The plants were chosen for the UW greenhouse collection because they are academically interesting, and because they represent a wide diversity of plant species. Bradshaw said the collection represents 1 percent of all plant species in the world.

“Yes, it is amazing,” he said. “You can see 1 percent of all the plants in the world just by visiting this greenhouse.”

But not for a while. The UW collection will be off-limits to the public during its stay in Redmond. When the new Life Sciences Building opens in fall 2018, the greenhouse doors will again open to the public.

The collection includes rare plants like Wollemia nobilis, an Australian conifer thought to be extinct until it was discovered in a valley in 1994. National Geographic researchers propagated the tree and gave one of the offspring to the UW.

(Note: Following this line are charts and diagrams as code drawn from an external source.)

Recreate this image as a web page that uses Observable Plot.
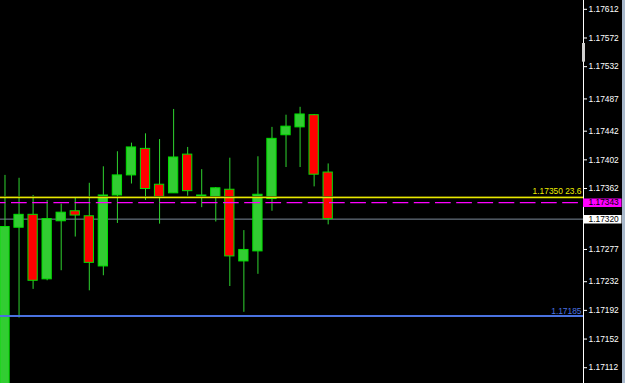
<!DOCTYPE html>
<html><head><meta charset="utf-8">
<script src="https://cdn.jsdelivr.net/npm/d3@7"></script>
<script src="https://cdn.jsdelivr.net/npm/@observablehq/plot@0.6"></script>
<style>
html,body{margin:0;padding:0;background:#000;overflow:hidden}
#wrap{position:relative;width:625px;height:383px;overflow:hidden;background:#000}
#edge{position:absolute;right:0;top:0;width:3px;height:383px;background:#a9b9cc}
</style></head><body>
<div id="wrap"><div id="chart"></div><div id="edge"></div></div>
<script>
// ---- data ----
const opens  = [1.17067,1.17308,1.17326,1.17236,1.17317,1.17331,1.17324,1.17254,1.17353,1.17381,1.17418,1.17368,1.17356,1.17410,1.17351,1.17351,1.17361,1.17261,1.17275,1.17348,1.17437,1.17448,1.17465,1.17385];
const highs  = [1.17381,1.17377,1.17353,1.17346,1.17341,1.17350,1.17370,1.17393,1.17414,1.17426,1.17439,1.17431,1.17473,1.17420,1.17389,1.17364,1.17405,1.17304,1.17407,1.17448,1.17465,1.17476,1.17466,1.17397];
const lows   = [1.17060,1.17182,1.17222,1.17234,1.17248,1.17295,1.17220,1.17241,1.17314,1.17369,1.17346,1.17313,1.17356,1.17352,1.17336,1.17316,1.17226,1.17190,1.17243,1.17331,1.17392,1.17392,1.17365,1.17312];
const closes = [1.17309,1.17326,1.17234,1.17320,1.17329,1.17325,1.17259,1.17353,1.17381,1.17420,1.17362,1.17351,1.17406,1.17359,1.17353,1.17363,1.17268,1.17277,1.17354,1.17432,1.17449,1.17466,1.17382,1.17320];
const tickValues = [1.17612,1.17572,1.17532,1.17487,1.17442,1.17402,1.17362,1.17277,1.17232,1.17192,1.17152,1.17112];
const fibPrices  = [1.17350];
const fibLabels  = ["1.17350 23.6"];
const dashPrices = [1.17343];
const bidPrices  = [1.17320];
const bluePrices = [1.17185];
const blueLabels = ["1.17185"];
const shiftMarker = [1.17565, 1.17539];

// ---- layout ----
const W = 625, H = 383, gutter = 42;
const yDomain = [1.170907, 1.176250];
const xDomain = [-0.32, 41.17];
const pxPerIdx = (W - gutter) / (xDomain[1] - xDomain[0]);
const halfBody = 0.33;
const boxW = 38.5 / pxPerIdx;

const candles = opens.map((o, i) => ({i, o, h: highs[i], l: lows[i], c: closes[i], up: closes[i] >= o}));
const fib = fibPrices.map((p, k) => ({p, t: fibLabels[k]}));
const blue = bluePrices.map((p, k) => ({p, t: blueLabels[k]}));
const fmt = d3.format(".5f");

const chart = Plot.plot({
  width: W, height: H,
  marginLeft: 0, marginRight: gutter, marginTop: 0, marginBottom: 0,
  x: {domain: xDomain, axis: null},
  y: {domain: yDomain, axis: null},
  style: {background: "#000", color: "#fff", fontFamily: "'Liberation Sans', Arial, sans-serif", fontSize: "8.4px"},
  marks: [
    Plot.ruleY(bidPrices, {stroke: "#7c8a99", strokeWidth: 1}),
    Plot.ruleX(candles, {x: "i", y1: "l", y2: "h", stroke: "#2fd42f", strokeWidth: 1}),
    Plot.rect(candles, {
      x1: d => d.i - halfBody, x2: d => d.i + halfBody, y1: "o", y2: "c",
      fill: d => d.up ? "#32cd32" : "#ff0000", stroke: "#00e000", strokeWidth: 1
    }),
    Plot.ruleY(fibPrices, {stroke: "#6b6b00", strokeWidth: 1, dy: -1}),
    Plot.ruleY(fibPrices, {stroke: "#e8e800", strokeWidth: 1.2}),
    Plot.ruleY(dashPrices, {stroke: "#ff00ff", strokeWidth: 1.3, strokeDasharray: "15.7,5.5", strokeDashoffset: 10.2}),
    Plot.ruleY(bluePrices, {stroke: "#4a72e0", strokeWidth: 2}),
    Plot.text(fib, {y: "p", text: "t", frameAnchor: "right", textAnchor: "end", dx: -2, dy: -6, fill: "#eeee00"}),
    Plot.text(blue, {y: "p", text: "t", frameAnchor: "right", textAnchor: "end", dx: -2, dy: -5, fill: "#4a72e0"}),
    Plot.axisY({anchor: "right", ticks: tickValues, tickFormat: fmt, tickSize: 3, tickPadding: 2, stroke: "#fff", fill: "#fff", dy: -0.5}),
    Plot.ruleX([xDomain[1]], {stroke: "#fff", strokeWidth: 1}),
    Plot.ruleX([xDomain[1]], {y1: shiftMarker[0], y2: shiftMarker[1], stroke: "#d0d0d0", strokeWidth: 3}),
    Plot.ruleY(dashPrices, {x1: xDomain[1], x2: xDomain[1] + boxW, stroke: "#ff00ff", strokeWidth: 8.5}),
    Plot.ruleY(bidPrices, {x1: xDomain[1], x2: xDomain[1] + boxW, stroke: "#ffffff", strokeWidth: 8.5}),
    Plot.text(dashPrices, {y: d => d, text: d => fmt(d), frameAnchor: "right", textAnchor: "start", dx: 5, fill: "#000"}),
    Plot.text(bidPrices, {y: d => d, text: d => fmt(d), frameAnchor: "right", textAnchor: "start", dx: 5, fill: "#000"})
  ]
});
document.getElementById("chart").append(chart);
</script>
</body></html>
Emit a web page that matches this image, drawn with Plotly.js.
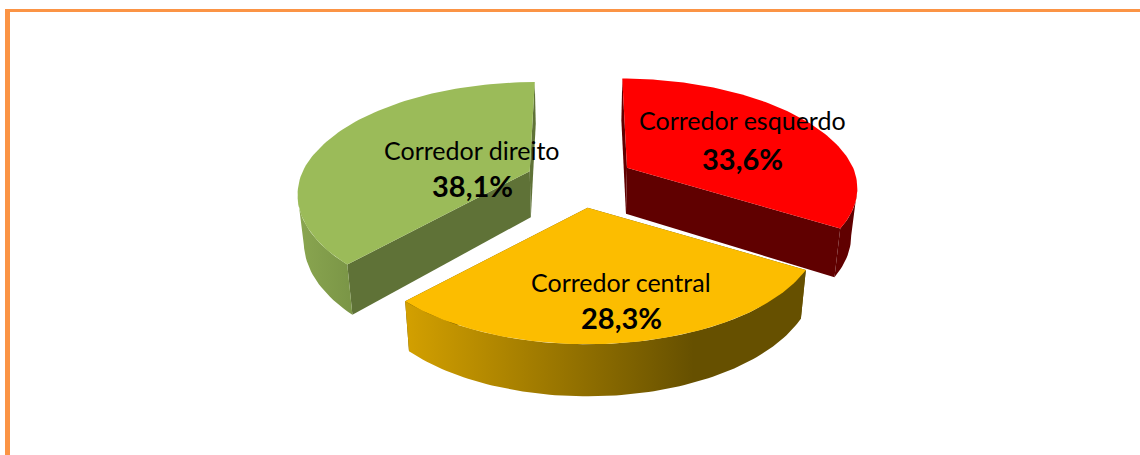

“Really, it would prefer to be outdoors,” said interim greenhouse manager Jeanette Milne, looking up at the tree that was stretching toward the glass ceiling. When the new building opens, Wollemia nobilis is likely to be planted outside, where it could grow 30 feet tall.

The collection also includes Welwitschia mirabilis, or tree tumbo, a plant with big, straplike leaves, native to South Africa, remarkable for its long life span — the plant can grow for 1,000 years — and its ability to survive in an incredibly dry habitat.

“These are a conifer, like a Douglas fir or a pine. You’d never guess by looking at something like this that it is related to the Doug fir,” Bradshaw said, pointing to the two thick, broad leaves coming out of a bulbous base.

There are the carnivorous plants — the pitcher plant, the cobra lily, the sundew. One of the oddest plants in the collection is Nepenthes lowii, a pitcher plant from Borneo, which produces a sticky white bait that attracts the tree shrew. The bait includes a powerful laxative, and when the shrew eats the bait, it poops in the plant’s bulbous pitcher, providing a shot of nitrogen and other nutrients.

“It’s also known as the shrew loo,” Bradshaw said.

UW botanists took the plant on a visit to Woodland Park Zoo’s tree shrews, and “The minute they saw it, they ran to the plant and began eating the white goo,” he said.

There’s the crowd-pleasing Amorphophallus titanum, or corpse flower — the UW has several of them — a plant that produces a single flower that smells of a rotting corpse. The last time the flower bloomed, Bradshaw said, 4,000 people visited the greenhouse to see it.

The Botany Greenhouse was built in 1949 for a professor who wanted to grow corn in Seattle as part of his work on genetics. When that professor later shifted his attention to yeast, the greenhouse languished and fell into disrepair, Bradshaw said. In the early 1980s, it was taken over by UW botanists who began building a collection that spanned the globe.

On Tuesday, about two dozen Husky football players helped move plants throughout the morning. They were there at the urging of wide receiver Taelon Parson.

A junior majoring in biology, Parson had heard about the need for volunteers with muscle when he was at a Biology Department dinner (he’d been awarded an “excellence in biology” award, along with a scholarship). He offered to get some guys from the football team to help.

A few days later, he approached one of the team’s weight trainers. “Can I say something to the guys about plants?” he asked.

The trainer responded: “Plants? What are you talking about?”

Parson had to twist a few arms to convince his fellow teammates, but by Tuesday, more than two dozen football players wearing Husky T-shirts and shorts were lifting pots and wheeling trolleys out of the hot greenhouse and into waiting trucks.

Parson was dressed for the occasion: Along with his Husky T-shirt and shorts, he wore a pair of flowered socks.